Ce sont ceux dont le docteur Mukwege a dit avec beaucoup de pertinence lors de son discours à Oslo, quand il a reçu le prix Nobel en 2018 : « Ces personnes dont on n’ose et on ne veut pas dire le nom ». N’empêche, ils sont quand même cités dans plusieurs rapports des Nations unies. Et je vous rappelle que dans le film L’Empire du Silence que j’ai réalisé sur 25 années de tragédies congolaises en allant dans toutes les régions où se sont passés ces crimes contre l’humanité et ces crimes de guerre et ces massacres abominables, on a quand même pu, par les témoignages que j’ai récoltés, établir que certains étaient des présumés coupables, vraiment extrêmement sérieux, qui auraient dû être poursuivis. En tout cas, ils n’ont pas été inquiétés le moins du monde.

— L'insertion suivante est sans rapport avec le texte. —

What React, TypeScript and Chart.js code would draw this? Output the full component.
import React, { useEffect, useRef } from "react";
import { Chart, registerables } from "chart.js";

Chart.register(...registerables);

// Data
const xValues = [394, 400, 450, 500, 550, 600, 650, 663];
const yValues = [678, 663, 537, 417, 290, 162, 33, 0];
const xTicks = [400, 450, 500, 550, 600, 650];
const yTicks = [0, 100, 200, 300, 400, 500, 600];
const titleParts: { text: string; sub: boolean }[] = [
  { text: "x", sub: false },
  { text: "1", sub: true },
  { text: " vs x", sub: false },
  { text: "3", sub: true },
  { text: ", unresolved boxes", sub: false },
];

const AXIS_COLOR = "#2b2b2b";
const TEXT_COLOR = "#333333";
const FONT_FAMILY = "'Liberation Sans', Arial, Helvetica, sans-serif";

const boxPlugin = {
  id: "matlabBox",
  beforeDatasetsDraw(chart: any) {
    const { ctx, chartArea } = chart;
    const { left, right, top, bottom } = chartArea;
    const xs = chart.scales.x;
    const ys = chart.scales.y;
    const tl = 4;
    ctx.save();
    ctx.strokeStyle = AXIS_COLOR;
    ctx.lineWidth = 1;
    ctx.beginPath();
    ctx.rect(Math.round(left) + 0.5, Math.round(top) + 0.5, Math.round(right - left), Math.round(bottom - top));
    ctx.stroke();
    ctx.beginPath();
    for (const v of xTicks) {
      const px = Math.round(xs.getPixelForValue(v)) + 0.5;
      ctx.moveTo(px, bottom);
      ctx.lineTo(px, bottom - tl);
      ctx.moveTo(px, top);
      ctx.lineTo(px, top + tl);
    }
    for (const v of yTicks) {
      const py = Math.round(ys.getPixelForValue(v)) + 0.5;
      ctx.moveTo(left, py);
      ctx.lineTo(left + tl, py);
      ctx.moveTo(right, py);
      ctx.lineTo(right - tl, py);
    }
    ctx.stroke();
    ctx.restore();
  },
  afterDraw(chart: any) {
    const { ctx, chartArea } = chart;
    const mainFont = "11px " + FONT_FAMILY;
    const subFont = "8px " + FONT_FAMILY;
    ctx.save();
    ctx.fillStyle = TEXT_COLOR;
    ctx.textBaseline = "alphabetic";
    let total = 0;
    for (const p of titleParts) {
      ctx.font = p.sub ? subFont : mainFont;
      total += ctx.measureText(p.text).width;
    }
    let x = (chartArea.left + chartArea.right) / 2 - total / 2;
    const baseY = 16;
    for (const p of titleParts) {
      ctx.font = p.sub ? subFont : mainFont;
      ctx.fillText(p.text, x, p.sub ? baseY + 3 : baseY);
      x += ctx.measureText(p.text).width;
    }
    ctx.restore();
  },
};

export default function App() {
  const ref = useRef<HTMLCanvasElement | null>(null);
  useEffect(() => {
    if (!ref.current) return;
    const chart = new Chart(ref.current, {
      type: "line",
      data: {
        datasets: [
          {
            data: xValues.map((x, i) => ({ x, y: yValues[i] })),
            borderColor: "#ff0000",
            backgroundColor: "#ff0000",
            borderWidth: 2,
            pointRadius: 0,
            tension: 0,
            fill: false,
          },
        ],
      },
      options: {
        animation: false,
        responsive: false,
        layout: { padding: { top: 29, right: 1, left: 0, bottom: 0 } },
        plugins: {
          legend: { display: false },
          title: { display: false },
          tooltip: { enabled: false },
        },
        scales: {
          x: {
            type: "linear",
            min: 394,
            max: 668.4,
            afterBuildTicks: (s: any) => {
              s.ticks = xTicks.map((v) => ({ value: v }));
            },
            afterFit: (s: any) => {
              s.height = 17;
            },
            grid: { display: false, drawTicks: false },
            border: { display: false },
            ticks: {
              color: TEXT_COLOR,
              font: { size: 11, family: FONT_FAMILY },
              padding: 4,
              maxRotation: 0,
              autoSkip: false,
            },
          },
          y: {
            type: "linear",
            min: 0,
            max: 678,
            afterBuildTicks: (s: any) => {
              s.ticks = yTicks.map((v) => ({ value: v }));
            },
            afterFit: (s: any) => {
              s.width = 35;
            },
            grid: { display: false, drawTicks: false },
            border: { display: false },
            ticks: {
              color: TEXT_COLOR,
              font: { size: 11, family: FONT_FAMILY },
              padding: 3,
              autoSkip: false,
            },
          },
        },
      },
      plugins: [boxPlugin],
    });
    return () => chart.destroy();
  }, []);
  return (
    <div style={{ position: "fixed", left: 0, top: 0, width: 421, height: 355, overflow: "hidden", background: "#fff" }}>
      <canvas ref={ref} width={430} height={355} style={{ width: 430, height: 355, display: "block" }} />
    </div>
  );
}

Q. Dans votre film L’Empire du Silence qui est sorti il y a trois ans, vous identifiez notamment deux présumés coupables qui sont des officiers congolais, le général « Tango Four » et le général Ruhorimbere. Qu’est-ce qu’ils sont devenus ?
R. Que je sache, ils n’ont pas été vraiment inquiétés. Ils sont aussi dans ce cycle d’impunité parce que d’un côté, il y a l’empire du silence qui commence à être brisé. Et cela, c’est au crédit de monsieur Khan de briser cet empire du silence. Mais il y a aussi l’empire de l’impunité. Et cela, c’est un iceberg invraisemblable, une montagne à gravir, parce que c’est la culture dominante depuis tellement longtemps, depuis plusieurs décennies politiques.
Dans votre film, vous mettez en cause également le général rwandais James Kabarebe. Or, il se trouve que le 20 février dernier, les États-Unis ont annoncé des sanctions financières contre lui, car il s’agit, selon Washington, d’une « personnalité politique et militaire de premier plan qui a joué un rôle essentiel dans les conflits au Congo ces trois dernières décennies »…
Voilà ce qui confirme les témoignages que j’ai pu récolter sur le terrain et dont on n’avait jusqu’ici pas vraiment tenu compte. Donc c’est une avancée. Enfin, on brise ce cycle du silence et des noms commencent à être mis en exergue comme présumés criminels.
En avril, dans un mois donc, devrait être organisée à Kinshasa, par le président Tshisekedi, une conférence internationale sur la paix, la sécurité et la justice, où pourrait être discutée la création de ce tribunal spécial pour le Congo. Est-ce pour vous l’aboutissement d’un combat que vous menez depuis longtemps ?
Quelque part, oui. Cela a été en tout cas une des revendications du docteur Mukwege. Maintenant, il faut voir jusqu’où on pourra aller et si ce ne sera pas instrumentalisé. Il ne faut pas que ce soit seulement un outil politique contre le Rwanda, même si évidemment, il faut dénoncer les crimes commis par le Rwanda et l’occupation actuelle en RDC sans tergiversation. Mais voilà, il y a des responsabilités internes au Congo, il faudra évidemment qu’elles soient mises en exergue.